Please be aware that this clip may contain the names, images and voices of Aboriginal and Torres Strait Islander people who may now be deceased.

Curator’s clip description

Aggie Abbott recalls that when her family heard that her sister had a little white child, they travelled by camel from Ross River to see her. A re-enactment shows a young Zita running through the scrub. Zita, now in her sixties, walks through landscape, and recalls getting bush tucker with her family, and in voice-over Aggie Abbott describes how the family hunted kangaroo. Aggie and Zita both say that being half-caste did not affect how their families treated them. Aggie Abbott describes the ‘short man that smoked a pipe’, who came on social pretext but who would identify and report the children to the authorities.

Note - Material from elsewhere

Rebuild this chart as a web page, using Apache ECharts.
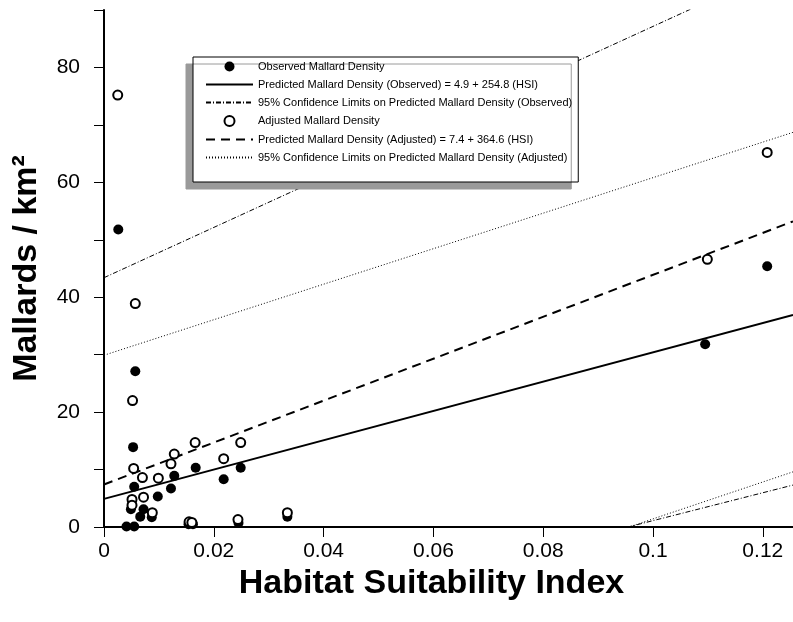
<!DOCTYPE html>
<html>
<head>
<meta charset="utf-8">
<script src="https://cdn.jsdelivr.net/npm/echarts@6/dist/echarts.min.js"></script>
<style>
  html, body { margin: 0; padding: 0; background: #fff; }
  #chart { width: 793px; height: 622px; }
</style>
</head>
<body>
<div id="chart"></div>
<script>
// observed mallard density [HSI, mallards/km2]
var observed = [
    [0.0026, 51.8], [0.0057, 27.1], [0.0053, 13.9], [0.0055, 7.0], [0.0049, 3.1],
    [0.0041, 0.1], [0.0055, 0.1], [0.0066, 1.8], [0.0072, 3.1], [0.0087, 1.7],
    [0.0098, 5.3], [0.0122, 6.7], [0.0128, 8.9], [0.0167, 10.3], [0.0154, 0.5],
    [0.0162, 0.5], [0.0218, 8.3], [0.0249, 10.3], [0.0245, 0.7], [0.0334, 1.8],
    [0.1095, 31.8], [0.1208, 45.4]
];
// adjusted mallard density
var adjusted = [
    [0.0025, 75.2], [0.0057, 38.9], [0.0052, 22.0], [0.0054, 10.2], [0.0051, 4.8],
    [0.0051, 3.8], [0.0070, 8.6], [0.0072, 5.2], [0.0088, 2.5], [0.0099, 8.5],
    [0.0122, 11.0], [0.0128, 12.7], [0.0166, 14.7], [0.0155, 0.9], [0.0160, 0.8],
    [0.0218, 11.9], [0.0249, 14.7], [0.0244, 1.3], [0.0334, 2.5], [0.1099, 46.6],
    [0.1208, 65.2]
];
// line ends (x = 0 and x = right edge)
var obsFit   = [[0, 4.9], [0.1255, 36.9]];
var adjFit   = [[0, 7.4], [0.1255, 53.2]];
var obsUpper = [[0, 43.4], [0.1255, 98.3]];
var obsLower = [[0, -23.2], [0.1255, 7.3]];
var adjUpper = [[0, 29.9], [0.1255, 68.7]];
var adjLower = [[0, -30.7], [0.1255, 9.6]];

var names = [
    'Observed Mallard Density',
    'Predicted Mallard Density (Observed) = 4.9 + 254.8 (HSI)',
    '95% Confidence Limits on Predicted Mallard Density (Observed)',
    'Adjusted Mallard Density',
    'Predicted Mallard Density (Adjusted) = 7.4 + 364.6 (HSI)',
    '95% Confidence Limits on Predicted Mallard Density (Adjusted)'
];

var font = "'Liberation Sans', Arial, sans-serif";
var myChart = echarts.init(document.getElementById('chart'));

function line(name, data, type, width) {
    return {
        name: name,
        type: 'line',
        data: data,
        symbol: 'none',
        silent: true,
        z: 2,
        itemStyle: { color: 'rgba(0,0,0,0)', borderWidth: 0 },   // no dot in legend icon
        lineStyle: { color: '#000', width: width, type: type }
    };
}

myChart.setOption({
    animation: false,
    backgroundColor: '#fff',
    textStyle: { fontFamily: font },
    grid: {   // plot area
        left: 104,
        right: 0,
        top: 10,
        bottom: 95
    },
    legend: {
        orient: 'vertical',
        left: 193,
        top: 57,
        data: names,
        itemWidth: 47,
        itemHeight: 10,
        itemGap: 7,
        padding: [4, 6, 19, 12],
        backgroundColor: '#fff',
        borderColor: '#000',
        borderWidth: 1,
        shadowColor: '#9a9a9a',
        shadowBlur: 0,
        shadowOffsetX: -7,
        shadowOffsetY: 7,
        selectedMode: false,
        textStyle: { fontSize: 11, color: '#000', fontFamily: font }
    },
    xAxis: {
        type: 'value',
        min: 0,
        max: 0.1255,
        interval: 0.02,
        name: 'Habitat Suitability Index',
        nameLocation: 'middle',
        nameGap: 37,
        nameTextStyle: {
            fontSize: 34, fontWeight: 'bold', color: '#000',
            fontFamily: font, padding: [0, 34, 0, 0]
        },
        axisLine: { lineStyle: { color: '#000', width: 2 } },
        axisTick: { length: 10, lineStyle: { color: '#000', width: 1 } },
        axisLabel: {
            fontSize: 21, color: '#000', margin: 14, showMaxLabel: false,
            formatter: function (v) { return String(Math.round(v * 100) / 100); }
        },
        splitLine: { show: false }
    },
    yAxis: {
        type: 'value',
        min: 0,
        max: 90,
        interval: 10,
        name: 'Mallards / km²',
        nameLocation: 'middle',
        nameRotate: 90,
        nameGap: 60,
        nameTextStyle: { fontSize: 34, fontWeight: 'bold', color: '#000', fontFamily: font },
        axisLine: { show: true, lineStyle: { color: '#000', width: 2 } },
        axisTick: { show: true, length: 10, lineStyle: { color: '#000', width: 1 } },
        axisLabel: {
            fontSize: 21, color: '#000', margin: 24,
            formatter: function (v) { return v % 20 === 0 ? v : ''; }
        },
        splitLine: { show: false }
    },
    series: [
        {
            name: names[0],
            type: 'scatter',
            data: observed,
            symbolSize: 10,
            z: 4,
            itemStyle: { color: '#000', opacity: 1 }
        },
        line(names[1], obsFit, 'solid', 2),
        line(names[2], obsUpper, [5, 2, 1, 2], 1),
        line(names[2], obsLower, [5, 2, 1, 2], 1),
        {
            name: names[3],
            type: 'scatter',
            data: adjusted,
            symbolSize: 9,
            z: 5,
            itemStyle: { color: '#fff', borderColor: '#000', borderWidth: 2, opacity: 1 }
        },
        line(names[4], adjFit, [9, 6], 2),
        line(names[5], adjUpper, [1, 2], 1),
        line(names[5], adjLower, [1, 2], 1)
    ]
});
</script>
</body>
</html>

Soon after, a truck from Arltunga would come to collect the children.

Curator’s notes

The most aggrieved aspect of the testimony of Aunty Aggie Abbott is how the taking of Aboriginal children was neither a spontaneous or arbitrary act, but one in which great energy, resources and planning was invested, as represented by the man with the pipe who always had one eye on the children. Both Zita Wallace and Aggie Abbott’s testimony of how as ‘half-caste’ children they were not treated any differently by their families, pin points the notion of difference as it relates to skin colour being very much a concept imposed on Indigenous families and communities.